18.  The unifying factor of the common law cases appears to be the existence of some improper, dishonest or oppressive motive in the exercise or refusal to exercise some public function, rather than a mere abuse of power. There are few prosecutions, suggesting that action is taken only when misconduct is particularly gross. The advantage of creating a statutory offence of misuse of public office would be that some clearer indication could be given in the statute of the circumstances in which an offence might occur. The limits should not have to be drawn by the jury unguided.

Neal Asher said...

I wonder, did the police find any bombs or bomb-making equipment, any guns? Was Bin Laden included in Green’s ‘friends’ on Facebook and did he have terrorist training videos in his collection? Maybe he should declare to the Conservative Party his affiliation with Al-Quaeda?

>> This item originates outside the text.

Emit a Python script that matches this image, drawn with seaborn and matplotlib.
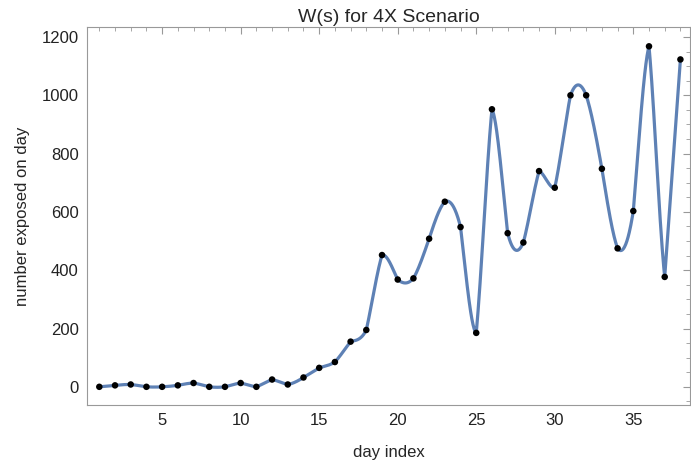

Welcome to the Labour Reich. How long before we can all fear that early hours hammering on the front door?

MattLondon said...

Second attempt to post this (b****y Google!) - and I hope no-one else has made this point. someone said:
It's a serious charge, and may well be reduced to some other charge if they do charge him in the end. But using this as the basis of the arrest at this stage suggests to me they may not be able to fit what they accuse him of doing into any relevant legislation, like the Official Secrets legislation.

November 27, 2008 11:26 PM


Maybe they are using these powers because since Mrs T's reform of the Official Secrets Act (OSA) in 1989 it is no longer possible to use its criminal sanctions just to threaten/punish leakers and recipients just because their activity is politically embarrassing. This little known common law offence (with its potential life sentence punishment!) has been dug up and dusted off to gag whistleblowers and silence effective opposition.

tapestry said...

Bert Rustle. I campaigned outside the Labour Party conference in defence of the freedom of people to choose to hunt wild animals if they wished, on the Promenade at Blackpool in 2004.

There were no people around, other than me and my colleague and some suited Labourites who studiously ignored us.

Old Bill wandered up and said that we had to stop demoing as we were in breach of the Public Order Act.

Which section, I asked.

Section 9.

This section requires that the Police expect that a demonstration is going to lead to a riot.

I enquired of Old Bill who was there who might cause a riot - not Labour MPs presumably?

The reply was telling. I was told that it would mean a night in jail and I cold argue my case with the Magistrate in the morning.

We agreed to stop demoing and go home.

But a squad of coppers then came and inspected our vehicle and refused to let us go. They decided that a particular poster was offensive. It had a picture of Tony Blair doing a NAZI salute opposite one of Hitler, captioned 'The First European To Ban Hunting..'

We agreed to remove them which we did but they still left two stooges instructed not to allow us to move on.

They gave us a running verbal assault on the evils of hunting and how it had to be banned.

The Police were openly acting as heavy-handed agents of the Labour government to suppress our tiny demonstration.

Bert Rustle said...

taapestry wrote ... I campaigned outside the Labour Party conference ...

A youtube video of the encounter would have enabled the Electorate to see for themselves.

Is it legal to record one's own conversations in a public place without the correspondents knowledge? Consent? To video the same?

Jack said...

Perhaps I'm being naive, but is it not reassuring that the police can 'dare' to arrest and interview whoever they suspect of wrongdoing, regardless of ther position? The nature of his 'crime', to me, is beside the point and for the police and CPS to decide- not outraged politicians and bloggers. And any MP who would wilfully obstruct police in their duty (for example, by blocking the door to an office), should be hit with the full force of the law.

Bert Rustle said...

Jack wrote ... Perhaps I'm being naive, but is it not reassuring that the police can 'dare' to arrest and interview whoever they suspect of wrongdoing, regardless of ther position? ...

How many participants were arrested during the Danish Embassy demonstrations? How many afterwards?